What You Can Do to Protect Your Data and Investments

Back to the good news: There are some immediate and simple things you can do to protect your retirement accounts. 

While common retirement investing advice calls for not sweating the daily ups and downs of your accounts, that doesn’t mean you should go weeks or months without checking them. Make a habit to check on your financial accounts at least every month, so you notice anything suspicious sooner than later, Marinos says. Consider checking on your retirement accounts every month when you pay your bills as a way to build this into your routine.

These risks apply broadly across the financial services industry, so it isn’t as simple as using one investing platform over another, Marinos says. Companies are increasingly susceptible to attacks, he says, and your best bet is to follow the cybersecurity fundamentals:

  1. Use stronger account authentication: Enact 2-factor authentication whenever possible, which requires you to both enter your username and password, and then confirm it is actually you seeking to access the account, commonly via text, phone call, or mobile app.
  2. Use stronger passwords: The longer and more complex the better. Don’t use a common password across multiple accounts. Password managers can be a good way to save and store multiple strong passwords. 
  3. Be mindful of how you access your accounts: Whether you use a smartphone, laptop, desktop, or other device, make sure you are up to date with system updates and security software.
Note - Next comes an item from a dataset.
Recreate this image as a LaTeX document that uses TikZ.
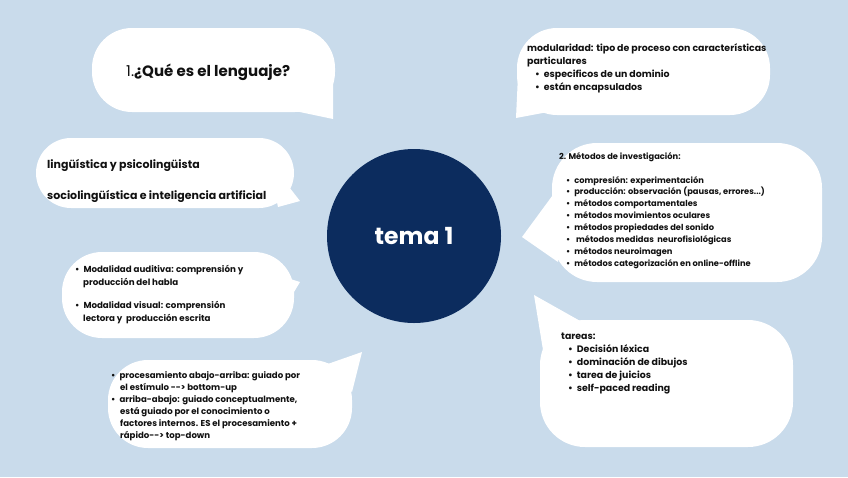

Don’t access your retirement or bank accounts on public computers.
  4. Be skeptical, and trust your instinct: If an email or phone call looks or seems suspicious, assume it is. Don’t respond to a suspicious email that appears to be from your plan administrator. Instead, call them directly to confirm whether the email is legitimate.
  5. Be mindful of what you share online: The more personal information you share online, the more likely that information can be used in attempts to gain access to your accounts.

For more information about cybersecurity risks and things you can do to protect yourself, the U.S. Cybersecurity & Infrastructure Security Agency hosts a website full of tips and information.

What Should the Government Be Doing About It?

The GAO has included cybersecurity on its list of the highest risk areas to the federal government in the nation for nearly 25 years, Marinos says. “The urgency is getting even more dire for the federal government to take action.”

As for what that action should be, the GAO report includes two key recommendations: 

  1. The Department of Labor (DOL) should formally define whether or not it is the responsibility of platforms administering 401(k) and similar defined contribution accounts to mitigate these cybersecurity risks.
  2. The DOL should create and issue guidance that defines minimum expectations for mitigating these cybersecurity risks, to be followed by companies offering these plans.

This lack of clarity on cybersecurity standards across the different companies that have access to people’s retirement accounts — from the plan administrators to your employer for 401(k) accounts — is a common theme in the report. “The bottom line of our report ended up being that there needs to be better clarity as to what are the responsibilities of entities that have access to our personal information,” Marinos says.

Without that, attackers will look for the most vulnerable companies, with the risks passed on to retirement investors who use them.